5 Find a good lawyer It is equally important that you find a trustworthy lawyer to help you get your documentation right, draft your terms and conditions of sale/purchase, employee service contracts and partnership agreements, etc. A properly drafted business agreement can save a lot of arguments and expense later. 6 Find a good insurer Protect yourself from the unexpected, understand your business needs and find an insurance provider that can offer you tailored products and solutions that will cover the specific needs of your company.

For example, MORE TH>N BUSINESS puts the average cost of a fire claim at £26,000, but the actual cost to business can be even larger: 80 per cent of small businesses affected by a fire will not be trading a year later, so insurance is vitally important.

When considering starting a business you should also be aware that certain insurance is mandatory – such as Employers’ Liability Insurance – and that some companies and customers will not be willing to do business with you unless you have other insurance in place, such as Public Liability and Professional Indemnity insurance. 7 Invest in IT to stay ahead of competition Find reliable IT support and an established graphic designer to launch your website. According to the Department for Business, Enterprise and Regulatory Reform, e-business can really drive up commercial and operational value, delivering benefits to customers and employees.

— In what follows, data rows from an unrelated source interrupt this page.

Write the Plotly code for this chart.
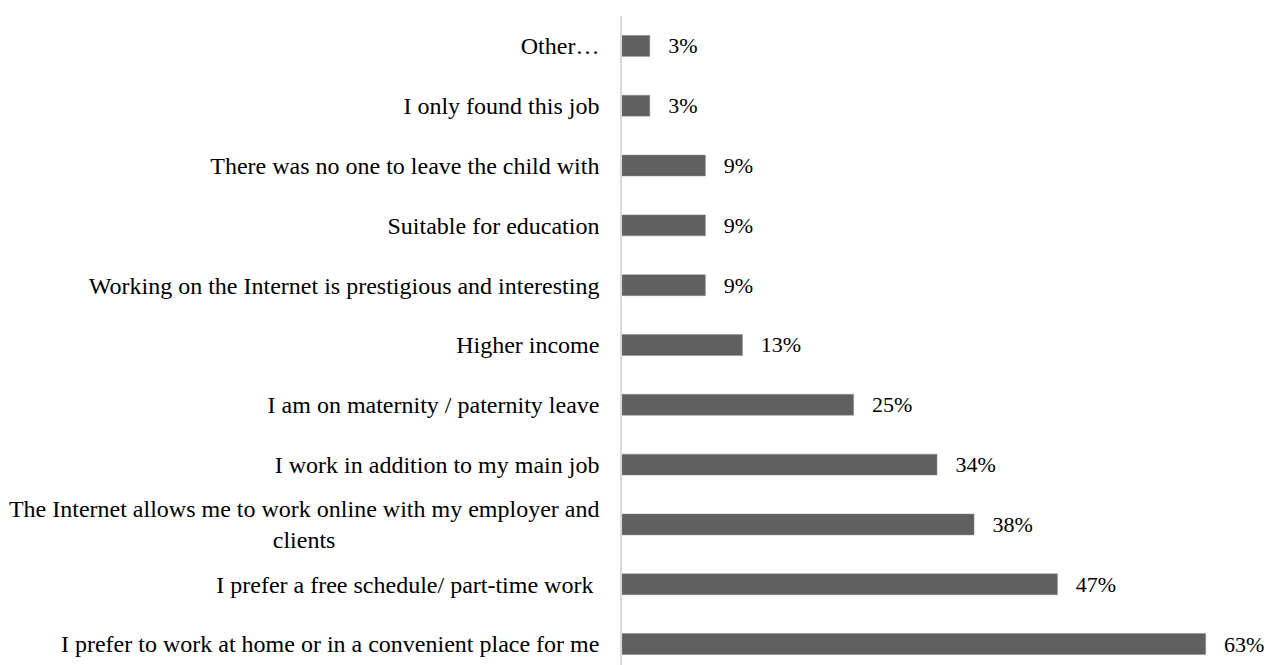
import plotly.graph_objects as go

categories = [
    "I prefer to work at home or in a convenient place for me",
    "I prefer a free schedule/ part-time work\u00a0",
    "The Internet allows me to work online with my employer and<br>clients" + "\u00a0" * 44,
    "I work in addition to my main job",
    "I am on maternity / paternity leave",
    "Higher income",
    "Working on the Internet is prestigious and interesting",
    "Suitable for education",
    "There was no one to leave the child with",
    "I only found this job",
    "Other\u2026",
]
values = [63, 47, 38, 34, 25, 13, 9, 9, 9, 3, 3]

fig = go.Figure(go.Bar(
    y=categories,
    x=values,
    orientation="h",
    width=0.35,
    marker=dict(color="#606060", line=dict(color="#8a8a8a", width=0.5)),
    texttemplate="\u00a0\u00a0\u2009%{x}%",
    textposition="outside",
    constraintext="none",
    textfont=dict(family="Liberation Serif", size=22, color="#000000"),
    cliponaxis=False,
))

fig.update_layout(
    width=1266, height=665,
    margin=dict(l=622, r=14, t=16, b=0),
    paper_bgcolor="white", plot_bgcolor="white",
    showlegend=False,
    font=dict(family="Liberation Serif", size=24, color="#000000"),
)
fig.update_xaxes(range=[0, 68], visible=False, showgrid=False)
fig.update_yaxes(
    type="category",
    range=[-0.35, 10.5],
    showline=True, linecolor="#d9d9d9", linewidth=1.5,
    showgrid=False, ticks="", ticklabelstandoff=16,
    tickfont=dict(family="Liberation Serif", size=24, color="#000000"),
    automargin=False,
)
fig.write_html(
    "out.html",
    config={"displayModeBar": False},
    post_script="document.body.style.margin='0';document.body.style.overflow='hidden';",
)
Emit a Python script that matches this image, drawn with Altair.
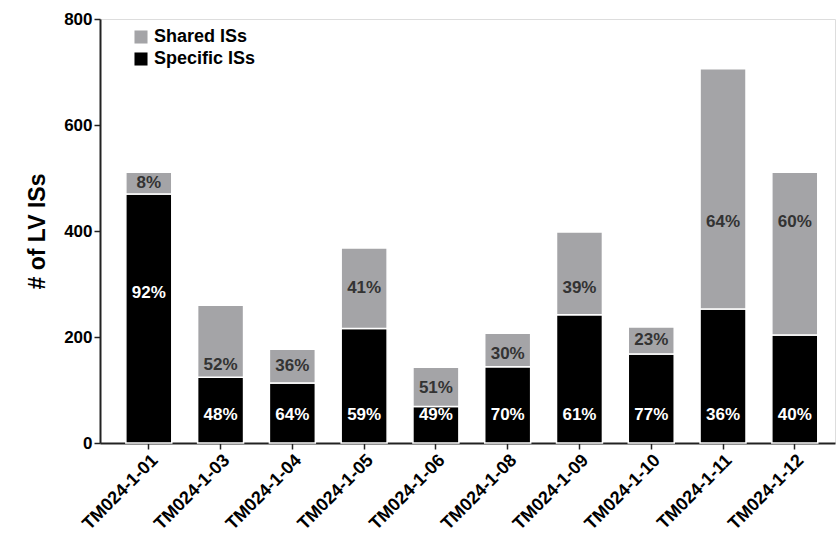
import altair as alt
import pandas as pd

samples = ["TM024-1-01", "TM024-1-03", "TM024-1-04", "TM024-1-05", "TM024-1-06",
           "TM024-1-08", "TM024-1-09", "TM024-1-10", "TM024-1-11", "TM024-1-12"]
specific = [470, 124, 113, 216, 69, 144, 242, 168, 253, 204]
shared = [41, 136, 64, 152, 74, 63, 156, 51, 453, 307]
specific_pct = ["92%", "48%", "64%", "59%", "49%", "70%", "61%", "77%", "36%", "40%"]
shared_pct = ["8%", "52%", "36%", "41%", "51%", "30%", "39%", "23%", "64%", "60%"]
# label anchor values (in data units, placed through the y scale)
specific_label_at = [283, 52, 52, 52, 52, 52, 52, 52, 52, 52]
shared_label_at = [490, 147, 145, 292, 104, 168, 292, 194, 417, 417]

rows = []
for i, s in enumerate(samples):
    rows.append({"sample": s, "type": "Specific ISs", "value": specific[i], "ord": 0,
                 "pct": specific_pct[i], "ly": specific_label_at[i]})
    rows.append({"sample": s, "type": "Shared ISs", "value": shared[i], "ord": 1,
                 "pct": shared_pct[i], "ly": shared_label_at[i]})
df = pd.DataFrame(rows)

FONT = "Liberation Sans"

x = alt.X("sample:N", sort=samples, title=None,
          scale=alt.Scale(paddingInner=0.36, paddingOuter=0.3, align=0.6),
          axis=alt.Axis(labelAngle=-45, labelAlign="right", labelBaseline="top",
                        labelFont=FONT, labelFontWeight="bold", labelFontSize=18,
                        labelColor="#000", domainColor="#222", domainWidth=2,
                        tickColor="#222", tickWidth=1.5, tickSize=6, labelPadding=2))

bars = alt.Chart(df).mark_bar(stroke="white", strokeWidth=1.5).encode(
    x=x,
    y=alt.Y("value:Q", stack="zero", title="# of LV ISs",
            scale=alt.Scale(domain=[0, 800], nice=False),
            axis=alt.Axis(values=[0, 200, 400, 600, 800], grid=False,
                          labelFont=FONT, labelFontWeight="bold", labelFontSize=17,
                          labelColor="#000", titleFont=FONT, titleFontWeight="bold",
                          titleFontSize=23, titleColor="#000", titlePadding=14,
                          domainColor="#222", domainWidth=2, tickColor="#222",
                          tickWidth=1.5, tickSize=6)),
    color=alt.Color("type:N", sort=["Shared ISs", "Specific ISs"],
                    scale=alt.Scale(domain=["Shared ISs", "Specific ISs"],
                                    range=["#a4a4a7", "#000000"]),
                    legend=alt.Legend(title=None, orient="none", legendX=32, legendY=9,
                                      symbolType="square", symbolSize=170,
                                      symbolStrokeWidth=0, labelFont=FONT,
                                      labelFontWeight="bold", labelFontSize=18,
                                      labelColor="#000", rowPadding=4)),
    order=alt.Order("ord:Q"),
)

labels = alt.Chart(df).mark_text(font=FONT, fontWeight="bold", fontSize=17,
                                 baseline="middle").encode(
    x=alt.X("sample:N", sort=samples),
    y=alt.Y("ly:Q"),
    text="pct:N",
    color=alt.Color("type:N", scale=alt.Scale(domain=["Shared ISs", "Specific ISs"],
                                               range=["#333333", "#ffffff"]),
                    legend=None),
)

chart = alt.layer(bars, labels).resolve_scale(color="independent").properties(
    width=735, height=424,
    autosize=alt.AutoSizeParams(type="none"),
    padding={"left": 100, "top": 19, "right": 3, "bottom": 99},
).configure_view(stroke=None).configure(background="white")

chart.save("out.html", embed_options={"renderer": "svg", "actions": False})
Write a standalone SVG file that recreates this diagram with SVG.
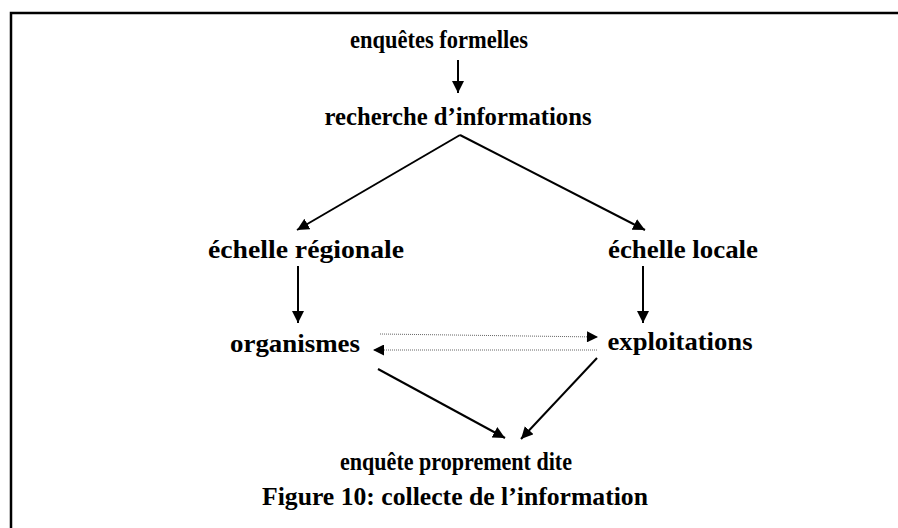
<svg xmlns="http://www.w3.org/2000/svg" width="898" height="528" viewBox="0 0 898 528">
  <style>
    .t { font-family: "Liberation Serif", "Times New Roman", serif; font-weight: bold; font-size: 25px; fill: #000; text-anchor: middle; }
    .edge { stroke: #000; stroke-width: 2; fill: none; }
    .dot { stroke: #666; stroke-width: 1; stroke-dasharray: 1 1; fill: none; }
  </style>
  <defs>
    <marker id="ah" viewBox="0 0 10 10" refX="10" refY="5" markerWidth="6" markerHeight="6" markerUnits="strokeWidth" orient="auto">
      <path d="M0,0 L10,5 L0,10 Z" fill="#000"/>
    </marker>
    <marker id="ahs" viewBox="0 0 10 10" refX="10" refY="5" markerWidth="13" markerHeight="11" markerUnits="userSpaceOnUse" orient="auto">
      <path d="M0,0 L10,5 L0,10 Z" fill="#000"/>
    </marker>
  </defs>
  <rect x="0" y="0" width="898" height="528" fill="#fff"/>
  <!-- frame, open past the right and bottom edges -->
  <rect x="11" y="13" width="900" height="530" fill="none" stroke="#000" stroke-width="2.5"/>

  <g id="n-formelles"><text class="t" x="439" y="48" textLength="178" lengthAdjust="spacingAndGlyphs">enquêtes formelles</text></g>
  <g id="n-recherche"><text class="t" x="458" y="125" textLength="267" lengthAdjust="spacingAndGlyphs">recherche d’informations</text></g>
  <g id="n-regionale"><text class="t" x="306" y="258" textLength="196" lengthAdjust="spacingAndGlyphs">échelle régionale</text></g>
  <g id="n-locale"><text class="t" x="683" y="258" textLength="150" lengthAdjust="spacingAndGlyphs">échelle locale</text></g>
  <g id="n-organismes"><text class="t" x="295" y="352" textLength="130" lengthAdjust="spacingAndGlyphs">organismes</text></g>
  <g id="n-exploitations"><text class="t" x="680" y="350" textLength="145" lengthAdjust="spacingAndGlyphs">exploitations</text></g>
  <g id="n-enquete"><text class="t" x="456" y="470" textLength="232" lengthAdjust="spacingAndGlyphs">enquête proprement dite</text></g>
  <g id="caption"><text class="t" x="455" y="505" textLength="386" lengthAdjust="spacingAndGlyphs">Figure 10: collecte de l’information</text></g>

  <g id="connectors">
    <line class="edge" x1="458" y1="60" x2="458" y2="93" marker-end="url(#ah)"/>
    <line class="edge" x1="460" y1="135" x2="297" y2="230" marker-end="url(#ah)"/>
    <line class="edge" x1="460" y1="135" x2="645" y2="230" marker-end="url(#ah)"/>
    <line class="edge" x1="298" y1="266" x2="298" y2="323" marker-end="url(#ah)"/>
    <line class="edge" x1="643" y1="266" x2="643" y2="323" marker-end="url(#ah)"/>
    <line class="dot" x1="380" y1="334" x2="598" y2="337" marker-end="url(#ahs)"/>
    <line class="dot" x1="597" y1="350" x2="373" y2="350" marker-end="url(#ahs)"/>
    <line class="edge" x1="378" y1="369" x2="505" y2="438" marker-end="url(#ah)"/>
    <line class="edge" x1="597" y1="358" x2="521" y2="439" marker-end="url(#ah)"/>
  </g>
</svg>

8 Manage your time carefully Time is money and when you’ve just launched your business, every second matters. So, set some clear deadlines for the implementation of your plan and try to stick to them to ensure that you’re always on target!

9 Look into PR and marketing PR and marketing are extremely useful tools for promoting your business and communicating your offering to potential customers, targeting the right people with the right message and building credibility. 10 Network, network, network Get involved in industry events, get to know your customers, let your friends know about your business. Word of mouth is extremely powerful and costs absolutely nothing.